#### GIVEN REQUEST:
Find, in the records below, the line that contains "Convert this diagram to TikZ code." and the line that contains "(tC2) at (42,670)". Copy those two lines and everything between them exactly, but not the pictures.

[Charts and diagrams as code]
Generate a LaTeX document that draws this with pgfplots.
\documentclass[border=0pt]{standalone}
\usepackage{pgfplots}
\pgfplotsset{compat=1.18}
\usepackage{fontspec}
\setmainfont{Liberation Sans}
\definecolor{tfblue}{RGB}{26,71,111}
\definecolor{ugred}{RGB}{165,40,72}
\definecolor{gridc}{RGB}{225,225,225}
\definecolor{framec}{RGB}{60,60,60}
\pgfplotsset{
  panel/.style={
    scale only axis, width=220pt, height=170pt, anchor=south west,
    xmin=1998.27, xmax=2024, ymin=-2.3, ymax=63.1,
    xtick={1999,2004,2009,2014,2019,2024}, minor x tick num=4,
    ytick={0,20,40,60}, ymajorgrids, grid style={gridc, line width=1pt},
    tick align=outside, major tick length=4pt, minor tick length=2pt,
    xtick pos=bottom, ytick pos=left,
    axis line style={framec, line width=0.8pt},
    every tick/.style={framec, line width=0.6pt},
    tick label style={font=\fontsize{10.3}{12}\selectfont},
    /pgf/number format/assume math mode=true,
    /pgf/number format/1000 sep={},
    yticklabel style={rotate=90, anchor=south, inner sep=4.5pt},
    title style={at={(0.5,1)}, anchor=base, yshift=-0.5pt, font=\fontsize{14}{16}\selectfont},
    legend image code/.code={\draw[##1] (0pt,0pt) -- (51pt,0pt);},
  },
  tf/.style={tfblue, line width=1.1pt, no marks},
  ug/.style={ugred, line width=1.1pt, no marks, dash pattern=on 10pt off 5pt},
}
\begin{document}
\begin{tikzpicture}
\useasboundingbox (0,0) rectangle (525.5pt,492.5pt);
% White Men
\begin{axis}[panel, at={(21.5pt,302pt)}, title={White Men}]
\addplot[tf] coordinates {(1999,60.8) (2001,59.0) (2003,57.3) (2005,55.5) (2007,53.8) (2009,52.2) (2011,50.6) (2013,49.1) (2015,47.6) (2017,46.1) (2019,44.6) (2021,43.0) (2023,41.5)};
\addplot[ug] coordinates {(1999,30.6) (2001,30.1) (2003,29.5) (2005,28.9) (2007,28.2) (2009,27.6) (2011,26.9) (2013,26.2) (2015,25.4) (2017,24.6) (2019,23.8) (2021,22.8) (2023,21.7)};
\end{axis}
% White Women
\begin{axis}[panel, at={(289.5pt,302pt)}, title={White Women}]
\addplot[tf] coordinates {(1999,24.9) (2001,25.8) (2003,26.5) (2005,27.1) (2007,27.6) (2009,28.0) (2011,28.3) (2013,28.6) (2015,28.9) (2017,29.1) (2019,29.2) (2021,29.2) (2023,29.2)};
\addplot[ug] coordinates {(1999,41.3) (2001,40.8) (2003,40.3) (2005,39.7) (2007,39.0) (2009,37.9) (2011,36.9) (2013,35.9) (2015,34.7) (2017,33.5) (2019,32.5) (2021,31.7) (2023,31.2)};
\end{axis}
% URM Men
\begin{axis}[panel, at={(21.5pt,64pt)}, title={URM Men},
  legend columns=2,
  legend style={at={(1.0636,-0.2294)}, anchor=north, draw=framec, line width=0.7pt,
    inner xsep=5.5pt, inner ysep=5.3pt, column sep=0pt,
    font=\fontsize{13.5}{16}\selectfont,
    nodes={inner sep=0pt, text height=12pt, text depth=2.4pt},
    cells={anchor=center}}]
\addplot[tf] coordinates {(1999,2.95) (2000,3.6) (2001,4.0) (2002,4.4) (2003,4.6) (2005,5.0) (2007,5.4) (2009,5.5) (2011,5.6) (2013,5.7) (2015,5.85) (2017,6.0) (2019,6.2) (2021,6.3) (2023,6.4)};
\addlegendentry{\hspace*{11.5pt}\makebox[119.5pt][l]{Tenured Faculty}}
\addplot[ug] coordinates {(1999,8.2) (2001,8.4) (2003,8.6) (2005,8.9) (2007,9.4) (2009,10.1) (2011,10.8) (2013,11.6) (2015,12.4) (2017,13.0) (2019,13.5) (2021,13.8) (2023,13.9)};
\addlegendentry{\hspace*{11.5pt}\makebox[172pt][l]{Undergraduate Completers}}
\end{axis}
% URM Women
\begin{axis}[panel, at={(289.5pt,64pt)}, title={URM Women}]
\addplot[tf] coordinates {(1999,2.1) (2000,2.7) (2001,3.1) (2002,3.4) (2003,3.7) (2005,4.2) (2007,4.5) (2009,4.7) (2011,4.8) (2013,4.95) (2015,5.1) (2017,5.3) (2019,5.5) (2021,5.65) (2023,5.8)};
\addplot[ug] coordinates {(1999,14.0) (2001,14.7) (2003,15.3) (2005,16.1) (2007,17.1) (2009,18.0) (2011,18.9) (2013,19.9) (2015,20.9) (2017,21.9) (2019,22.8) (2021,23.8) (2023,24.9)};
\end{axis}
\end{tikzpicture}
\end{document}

==

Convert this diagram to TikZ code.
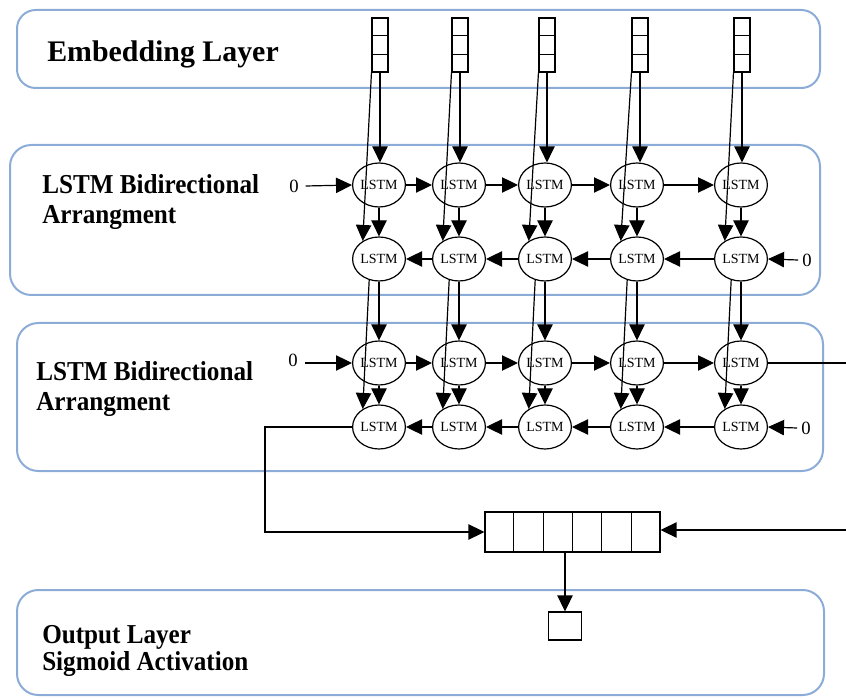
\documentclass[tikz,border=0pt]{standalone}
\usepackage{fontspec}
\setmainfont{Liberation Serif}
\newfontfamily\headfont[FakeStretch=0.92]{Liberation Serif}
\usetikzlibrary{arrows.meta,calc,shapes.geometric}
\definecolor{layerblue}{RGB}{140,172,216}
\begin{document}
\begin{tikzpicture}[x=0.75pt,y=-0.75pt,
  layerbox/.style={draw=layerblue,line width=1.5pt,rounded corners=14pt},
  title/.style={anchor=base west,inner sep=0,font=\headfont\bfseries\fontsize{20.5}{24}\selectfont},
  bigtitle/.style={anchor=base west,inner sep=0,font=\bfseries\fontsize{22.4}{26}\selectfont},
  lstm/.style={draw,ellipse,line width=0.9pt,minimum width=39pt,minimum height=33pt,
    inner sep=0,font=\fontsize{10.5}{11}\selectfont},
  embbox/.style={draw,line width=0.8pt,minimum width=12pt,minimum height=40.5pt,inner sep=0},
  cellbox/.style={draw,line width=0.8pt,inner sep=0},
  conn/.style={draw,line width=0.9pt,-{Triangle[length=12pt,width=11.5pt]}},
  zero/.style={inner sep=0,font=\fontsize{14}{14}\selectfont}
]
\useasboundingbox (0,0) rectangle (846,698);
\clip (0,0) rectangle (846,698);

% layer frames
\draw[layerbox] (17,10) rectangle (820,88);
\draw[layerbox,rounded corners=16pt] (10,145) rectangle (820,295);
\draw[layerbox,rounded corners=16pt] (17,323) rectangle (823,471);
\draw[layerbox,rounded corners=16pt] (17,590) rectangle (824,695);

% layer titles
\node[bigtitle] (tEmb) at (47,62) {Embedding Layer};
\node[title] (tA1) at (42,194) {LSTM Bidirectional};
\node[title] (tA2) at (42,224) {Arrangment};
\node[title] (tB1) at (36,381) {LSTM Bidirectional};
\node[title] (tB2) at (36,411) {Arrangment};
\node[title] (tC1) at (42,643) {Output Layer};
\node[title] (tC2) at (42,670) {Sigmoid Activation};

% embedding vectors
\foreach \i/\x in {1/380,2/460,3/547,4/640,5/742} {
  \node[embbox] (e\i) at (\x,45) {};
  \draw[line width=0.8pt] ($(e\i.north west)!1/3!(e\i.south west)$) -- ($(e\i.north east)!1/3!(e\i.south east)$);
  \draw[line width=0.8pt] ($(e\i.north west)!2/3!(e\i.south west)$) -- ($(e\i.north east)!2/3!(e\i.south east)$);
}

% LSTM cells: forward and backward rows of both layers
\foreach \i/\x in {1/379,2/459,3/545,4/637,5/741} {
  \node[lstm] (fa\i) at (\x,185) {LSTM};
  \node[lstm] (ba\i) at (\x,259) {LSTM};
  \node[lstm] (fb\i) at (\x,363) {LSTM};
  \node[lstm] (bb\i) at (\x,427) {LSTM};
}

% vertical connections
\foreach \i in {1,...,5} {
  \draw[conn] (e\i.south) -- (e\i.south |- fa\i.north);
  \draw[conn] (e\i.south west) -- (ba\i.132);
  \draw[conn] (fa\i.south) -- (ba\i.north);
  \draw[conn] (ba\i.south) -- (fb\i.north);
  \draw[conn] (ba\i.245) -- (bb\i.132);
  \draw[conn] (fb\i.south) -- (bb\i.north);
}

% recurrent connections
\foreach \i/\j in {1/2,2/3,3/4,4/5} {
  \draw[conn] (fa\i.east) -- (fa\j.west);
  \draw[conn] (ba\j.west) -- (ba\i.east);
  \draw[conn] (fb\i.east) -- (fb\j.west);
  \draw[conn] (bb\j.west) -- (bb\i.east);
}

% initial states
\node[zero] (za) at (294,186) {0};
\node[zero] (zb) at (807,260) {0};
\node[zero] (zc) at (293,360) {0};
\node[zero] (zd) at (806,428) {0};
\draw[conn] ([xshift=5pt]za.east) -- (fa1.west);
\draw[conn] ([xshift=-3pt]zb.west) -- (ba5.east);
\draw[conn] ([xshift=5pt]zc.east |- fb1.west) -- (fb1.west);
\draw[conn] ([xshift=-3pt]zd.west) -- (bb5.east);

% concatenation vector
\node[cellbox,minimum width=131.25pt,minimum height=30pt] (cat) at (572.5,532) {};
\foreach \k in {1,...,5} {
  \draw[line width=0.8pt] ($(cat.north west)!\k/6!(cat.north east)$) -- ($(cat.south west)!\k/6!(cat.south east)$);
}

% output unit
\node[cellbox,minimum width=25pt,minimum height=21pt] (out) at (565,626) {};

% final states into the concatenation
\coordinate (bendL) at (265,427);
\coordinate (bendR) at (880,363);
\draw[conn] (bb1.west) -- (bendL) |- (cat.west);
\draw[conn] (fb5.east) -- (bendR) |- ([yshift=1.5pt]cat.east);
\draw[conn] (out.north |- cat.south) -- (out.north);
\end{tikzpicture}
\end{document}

--

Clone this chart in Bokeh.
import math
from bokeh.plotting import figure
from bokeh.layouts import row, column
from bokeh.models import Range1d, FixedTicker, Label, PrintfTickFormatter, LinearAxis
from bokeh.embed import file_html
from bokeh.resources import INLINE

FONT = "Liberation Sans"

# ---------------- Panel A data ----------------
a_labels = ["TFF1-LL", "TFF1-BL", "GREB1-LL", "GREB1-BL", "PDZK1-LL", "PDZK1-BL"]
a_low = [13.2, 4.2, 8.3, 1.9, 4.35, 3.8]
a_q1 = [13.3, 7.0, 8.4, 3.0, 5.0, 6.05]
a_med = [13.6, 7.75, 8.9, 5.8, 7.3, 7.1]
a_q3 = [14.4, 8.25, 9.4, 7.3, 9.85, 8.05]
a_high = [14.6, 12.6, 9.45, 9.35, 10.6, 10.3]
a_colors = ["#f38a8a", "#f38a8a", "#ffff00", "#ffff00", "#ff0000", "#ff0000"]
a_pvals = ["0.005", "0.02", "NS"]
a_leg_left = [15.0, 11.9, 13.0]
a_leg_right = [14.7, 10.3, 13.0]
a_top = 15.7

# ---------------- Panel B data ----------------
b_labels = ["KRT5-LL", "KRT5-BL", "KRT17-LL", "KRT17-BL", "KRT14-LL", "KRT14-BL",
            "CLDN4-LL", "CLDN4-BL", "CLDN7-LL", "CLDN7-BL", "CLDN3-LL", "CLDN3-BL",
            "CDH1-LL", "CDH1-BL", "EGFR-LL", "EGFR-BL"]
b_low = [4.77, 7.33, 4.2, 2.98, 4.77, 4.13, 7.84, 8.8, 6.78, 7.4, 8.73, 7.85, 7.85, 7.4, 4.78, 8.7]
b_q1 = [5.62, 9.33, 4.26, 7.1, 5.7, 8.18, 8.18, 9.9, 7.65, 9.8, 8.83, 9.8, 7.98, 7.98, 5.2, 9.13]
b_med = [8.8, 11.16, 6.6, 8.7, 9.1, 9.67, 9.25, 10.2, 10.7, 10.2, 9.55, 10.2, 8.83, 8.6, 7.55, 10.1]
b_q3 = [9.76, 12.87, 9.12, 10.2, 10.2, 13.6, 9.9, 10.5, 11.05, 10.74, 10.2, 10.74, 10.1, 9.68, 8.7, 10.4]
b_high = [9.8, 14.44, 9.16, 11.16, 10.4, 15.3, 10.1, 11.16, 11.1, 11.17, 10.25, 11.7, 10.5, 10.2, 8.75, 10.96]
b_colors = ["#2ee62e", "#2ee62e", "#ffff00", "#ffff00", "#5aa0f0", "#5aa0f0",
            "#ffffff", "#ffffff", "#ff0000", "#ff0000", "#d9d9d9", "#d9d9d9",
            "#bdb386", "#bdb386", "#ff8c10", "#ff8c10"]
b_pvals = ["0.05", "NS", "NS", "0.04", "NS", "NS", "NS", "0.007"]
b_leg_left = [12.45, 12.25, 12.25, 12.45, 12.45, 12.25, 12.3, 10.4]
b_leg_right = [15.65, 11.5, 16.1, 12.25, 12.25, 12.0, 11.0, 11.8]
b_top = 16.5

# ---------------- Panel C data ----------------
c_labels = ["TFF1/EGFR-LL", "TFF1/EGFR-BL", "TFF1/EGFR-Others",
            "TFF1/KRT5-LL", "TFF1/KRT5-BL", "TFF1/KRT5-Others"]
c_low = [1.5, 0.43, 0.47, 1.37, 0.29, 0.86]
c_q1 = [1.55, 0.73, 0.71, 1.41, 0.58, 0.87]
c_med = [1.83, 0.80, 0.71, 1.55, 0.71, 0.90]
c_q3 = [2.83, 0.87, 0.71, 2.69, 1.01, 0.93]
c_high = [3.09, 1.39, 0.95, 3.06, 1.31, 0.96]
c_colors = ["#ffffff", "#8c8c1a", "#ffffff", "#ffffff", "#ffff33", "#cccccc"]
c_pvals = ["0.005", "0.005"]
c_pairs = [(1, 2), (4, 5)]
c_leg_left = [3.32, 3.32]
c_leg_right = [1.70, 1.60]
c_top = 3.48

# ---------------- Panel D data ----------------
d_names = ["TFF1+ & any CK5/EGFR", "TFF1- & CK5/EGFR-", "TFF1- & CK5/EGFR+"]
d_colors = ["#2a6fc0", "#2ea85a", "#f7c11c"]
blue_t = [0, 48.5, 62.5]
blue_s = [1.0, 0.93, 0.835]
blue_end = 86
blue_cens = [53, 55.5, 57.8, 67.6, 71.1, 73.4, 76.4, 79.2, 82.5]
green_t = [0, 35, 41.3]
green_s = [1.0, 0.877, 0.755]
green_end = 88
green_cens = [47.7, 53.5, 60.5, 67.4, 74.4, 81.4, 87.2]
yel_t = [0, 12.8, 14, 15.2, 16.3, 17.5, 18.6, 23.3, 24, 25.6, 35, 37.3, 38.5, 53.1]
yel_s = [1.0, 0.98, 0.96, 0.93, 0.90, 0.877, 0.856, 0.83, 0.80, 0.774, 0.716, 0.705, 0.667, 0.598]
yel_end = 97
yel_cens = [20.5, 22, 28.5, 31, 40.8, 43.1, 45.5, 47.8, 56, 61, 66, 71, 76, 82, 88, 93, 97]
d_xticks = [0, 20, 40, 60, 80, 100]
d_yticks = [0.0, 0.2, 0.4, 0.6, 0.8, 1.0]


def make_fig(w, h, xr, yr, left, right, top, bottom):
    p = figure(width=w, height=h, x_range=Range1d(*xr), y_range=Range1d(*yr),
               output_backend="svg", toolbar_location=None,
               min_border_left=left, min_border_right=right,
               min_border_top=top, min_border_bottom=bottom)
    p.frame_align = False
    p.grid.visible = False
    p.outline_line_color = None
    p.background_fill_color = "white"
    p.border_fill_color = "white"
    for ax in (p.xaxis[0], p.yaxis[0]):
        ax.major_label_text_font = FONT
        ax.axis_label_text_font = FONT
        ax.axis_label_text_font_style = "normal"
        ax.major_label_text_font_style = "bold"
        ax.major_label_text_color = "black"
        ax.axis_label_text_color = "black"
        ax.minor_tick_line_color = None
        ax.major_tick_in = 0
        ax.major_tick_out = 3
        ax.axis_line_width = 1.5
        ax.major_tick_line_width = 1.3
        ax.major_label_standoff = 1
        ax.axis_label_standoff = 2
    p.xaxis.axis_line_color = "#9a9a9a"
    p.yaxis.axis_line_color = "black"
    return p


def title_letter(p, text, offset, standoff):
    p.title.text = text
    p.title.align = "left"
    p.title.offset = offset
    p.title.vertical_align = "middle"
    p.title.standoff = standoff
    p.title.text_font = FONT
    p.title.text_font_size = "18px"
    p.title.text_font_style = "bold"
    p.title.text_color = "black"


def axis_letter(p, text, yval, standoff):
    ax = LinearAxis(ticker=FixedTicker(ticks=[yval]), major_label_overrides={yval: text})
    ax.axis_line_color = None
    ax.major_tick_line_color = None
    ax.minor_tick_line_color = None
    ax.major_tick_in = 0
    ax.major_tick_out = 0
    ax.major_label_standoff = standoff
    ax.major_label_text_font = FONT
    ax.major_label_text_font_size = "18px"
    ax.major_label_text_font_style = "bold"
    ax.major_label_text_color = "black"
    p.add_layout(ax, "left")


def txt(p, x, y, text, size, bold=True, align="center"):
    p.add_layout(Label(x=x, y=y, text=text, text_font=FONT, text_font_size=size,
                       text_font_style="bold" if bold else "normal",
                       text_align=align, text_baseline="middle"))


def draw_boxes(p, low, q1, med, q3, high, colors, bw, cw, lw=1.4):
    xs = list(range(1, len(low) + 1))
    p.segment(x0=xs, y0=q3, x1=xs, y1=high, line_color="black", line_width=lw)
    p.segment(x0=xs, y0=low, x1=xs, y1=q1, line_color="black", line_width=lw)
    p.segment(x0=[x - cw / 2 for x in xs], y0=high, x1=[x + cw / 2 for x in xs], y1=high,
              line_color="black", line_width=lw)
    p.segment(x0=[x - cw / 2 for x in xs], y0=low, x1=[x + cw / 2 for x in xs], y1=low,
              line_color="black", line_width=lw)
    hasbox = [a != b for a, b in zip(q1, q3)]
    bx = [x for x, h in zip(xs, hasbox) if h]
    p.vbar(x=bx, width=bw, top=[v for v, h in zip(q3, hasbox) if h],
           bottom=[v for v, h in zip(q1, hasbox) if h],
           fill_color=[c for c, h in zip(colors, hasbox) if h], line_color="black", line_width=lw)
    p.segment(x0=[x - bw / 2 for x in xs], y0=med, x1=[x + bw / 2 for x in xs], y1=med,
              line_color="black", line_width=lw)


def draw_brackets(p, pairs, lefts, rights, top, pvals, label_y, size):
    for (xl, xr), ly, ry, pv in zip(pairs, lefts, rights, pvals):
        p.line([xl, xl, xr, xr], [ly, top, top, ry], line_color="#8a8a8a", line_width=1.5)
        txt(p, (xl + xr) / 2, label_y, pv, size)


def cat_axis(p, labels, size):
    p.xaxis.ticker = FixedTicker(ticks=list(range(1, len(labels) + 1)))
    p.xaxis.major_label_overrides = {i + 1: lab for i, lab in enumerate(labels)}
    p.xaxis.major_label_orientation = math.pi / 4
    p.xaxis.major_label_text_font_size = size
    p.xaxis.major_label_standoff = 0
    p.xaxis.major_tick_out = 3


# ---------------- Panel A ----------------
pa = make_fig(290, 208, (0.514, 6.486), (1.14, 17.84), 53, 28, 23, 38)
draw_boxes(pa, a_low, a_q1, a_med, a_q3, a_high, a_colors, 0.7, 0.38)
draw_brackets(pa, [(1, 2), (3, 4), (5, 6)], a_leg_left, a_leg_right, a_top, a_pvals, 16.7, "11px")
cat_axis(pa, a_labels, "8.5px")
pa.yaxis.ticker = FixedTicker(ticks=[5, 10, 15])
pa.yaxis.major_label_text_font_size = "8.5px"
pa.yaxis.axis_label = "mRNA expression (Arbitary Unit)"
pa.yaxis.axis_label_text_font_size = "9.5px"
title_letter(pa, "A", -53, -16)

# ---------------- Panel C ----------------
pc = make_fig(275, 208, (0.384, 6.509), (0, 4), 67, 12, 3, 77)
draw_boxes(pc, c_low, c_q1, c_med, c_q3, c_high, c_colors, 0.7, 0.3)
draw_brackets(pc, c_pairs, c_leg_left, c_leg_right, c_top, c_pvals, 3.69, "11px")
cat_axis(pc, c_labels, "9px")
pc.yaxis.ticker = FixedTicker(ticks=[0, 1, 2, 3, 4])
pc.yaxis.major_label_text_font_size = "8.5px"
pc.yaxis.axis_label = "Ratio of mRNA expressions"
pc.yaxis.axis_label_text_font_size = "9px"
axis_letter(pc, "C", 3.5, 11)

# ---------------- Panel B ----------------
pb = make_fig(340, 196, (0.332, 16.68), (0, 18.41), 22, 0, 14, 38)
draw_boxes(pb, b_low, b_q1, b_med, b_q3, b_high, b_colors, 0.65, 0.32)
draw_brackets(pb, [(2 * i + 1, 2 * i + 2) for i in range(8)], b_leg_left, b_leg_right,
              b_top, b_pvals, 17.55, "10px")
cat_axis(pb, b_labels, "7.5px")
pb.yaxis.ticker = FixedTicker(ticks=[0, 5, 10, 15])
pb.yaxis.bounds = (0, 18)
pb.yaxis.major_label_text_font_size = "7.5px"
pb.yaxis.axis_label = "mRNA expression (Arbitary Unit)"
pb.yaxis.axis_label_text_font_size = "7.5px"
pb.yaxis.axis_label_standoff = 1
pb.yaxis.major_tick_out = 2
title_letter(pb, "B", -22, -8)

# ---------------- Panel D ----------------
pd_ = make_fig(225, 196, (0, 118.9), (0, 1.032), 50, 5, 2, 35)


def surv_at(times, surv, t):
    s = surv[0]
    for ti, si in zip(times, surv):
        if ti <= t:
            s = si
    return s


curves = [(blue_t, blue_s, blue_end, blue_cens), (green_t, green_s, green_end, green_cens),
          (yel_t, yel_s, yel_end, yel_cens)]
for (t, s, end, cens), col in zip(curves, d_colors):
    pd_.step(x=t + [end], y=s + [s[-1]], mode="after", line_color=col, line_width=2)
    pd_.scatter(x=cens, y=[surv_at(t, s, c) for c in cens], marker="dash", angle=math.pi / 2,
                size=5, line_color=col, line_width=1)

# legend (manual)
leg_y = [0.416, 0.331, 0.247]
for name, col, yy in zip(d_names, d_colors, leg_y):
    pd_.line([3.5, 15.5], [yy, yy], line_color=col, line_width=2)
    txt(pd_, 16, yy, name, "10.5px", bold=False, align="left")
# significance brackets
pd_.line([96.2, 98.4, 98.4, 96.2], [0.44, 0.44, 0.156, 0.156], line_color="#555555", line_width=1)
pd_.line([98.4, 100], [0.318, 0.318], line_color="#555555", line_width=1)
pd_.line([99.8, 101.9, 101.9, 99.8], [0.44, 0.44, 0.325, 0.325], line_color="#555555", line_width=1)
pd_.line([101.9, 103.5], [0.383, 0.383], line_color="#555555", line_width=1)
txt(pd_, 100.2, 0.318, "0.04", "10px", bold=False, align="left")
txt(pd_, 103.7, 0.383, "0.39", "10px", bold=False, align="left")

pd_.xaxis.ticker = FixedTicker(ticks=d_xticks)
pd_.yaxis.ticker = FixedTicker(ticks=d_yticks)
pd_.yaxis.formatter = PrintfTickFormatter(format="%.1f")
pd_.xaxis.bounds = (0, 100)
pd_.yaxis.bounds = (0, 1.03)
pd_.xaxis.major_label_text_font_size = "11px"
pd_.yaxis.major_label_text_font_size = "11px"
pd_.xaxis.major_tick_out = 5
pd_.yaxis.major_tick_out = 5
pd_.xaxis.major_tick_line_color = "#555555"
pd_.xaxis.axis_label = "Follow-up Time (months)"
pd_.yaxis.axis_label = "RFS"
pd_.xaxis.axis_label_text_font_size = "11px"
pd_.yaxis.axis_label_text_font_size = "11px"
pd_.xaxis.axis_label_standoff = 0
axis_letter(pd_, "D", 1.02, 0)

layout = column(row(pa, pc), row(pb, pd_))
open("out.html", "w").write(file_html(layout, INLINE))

#### CORRECT ANSWER:
Convert this diagram to TikZ code.
\documentclass[tikz,border=0pt]{standalone}
\usepackage{fontspec}
\setmainfont{Liberation Serif}
\newfontfamily\headfont[FakeStretch=0.92]{Liberation Serif}
\usetikzlibrary{arrows.meta,calc,shapes.geometric}
\definecolor{layerblue}{RGB}{140,172,216}
\begin{document}
\begin{tikzpicture}[x=0.75pt,y=-0.75pt,
  layerbox/.style={draw=layerblue,line width=1.5pt,rounded corners=14pt},
  title/.style={anchor=base west,inner sep=0,font=\headfont\bfseries\fontsize{20.5}{24}\selectfont},
  bigtitle/.style={anchor=base west,inner sep=0,font=\bfseries\fontsize{22.4}{26}\selectfont},
  lstm/.style={draw,ellipse,line width=0.9pt,minimum width=39pt,minimum height=33pt,
    inner sep=0,font=\fontsize{10.5}{11}\selectfont},
  embbox/.style={draw,line width=0.8pt,minimum width=12pt,minimum height=40.5pt,inner sep=0},
  cellbox/.style={draw,line width=0.8pt,inner sep=0},
  conn/.style={draw,line width=0.9pt,-{Triangle[length=12pt,width=11.5pt]}},
  zero/.style={inner sep=0,font=\fontsize{14}{14}\selectfont}
]
\useasboundingbox (0,0) rectangle (846,698);
\clip (0,0) rectangle (846,698);

% layer frames
\draw[layerbox] (17,10) rectangle (820,88);
\draw[layerbox,rounded corners=16pt] (10,145) rectangle (820,295);
\draw[layerbox,rounded corners=16pt] (17,323) rectangle (823,471);
\draw[layerbox,rounded corners=16pt] (17,590) rectangle (824,695);

% layer titles
\node[bigtitle] (tEmb) at (47,62) {Embedding Layer};
\node[title] (tA1) at (42,194) {LSTM Bidirectional};
\node[title] (tA2) at (42,224) {Arrangment};
\node[title] (tB1) at (36,381) {LSTM Bidirectional};
\node[title] (tB2) at (36,411) {Arrangment};
\node[title] (tC1) at (42,643) {Output Layer};
\node[title] (tC2) at (42,670) {Sigmoid Activation};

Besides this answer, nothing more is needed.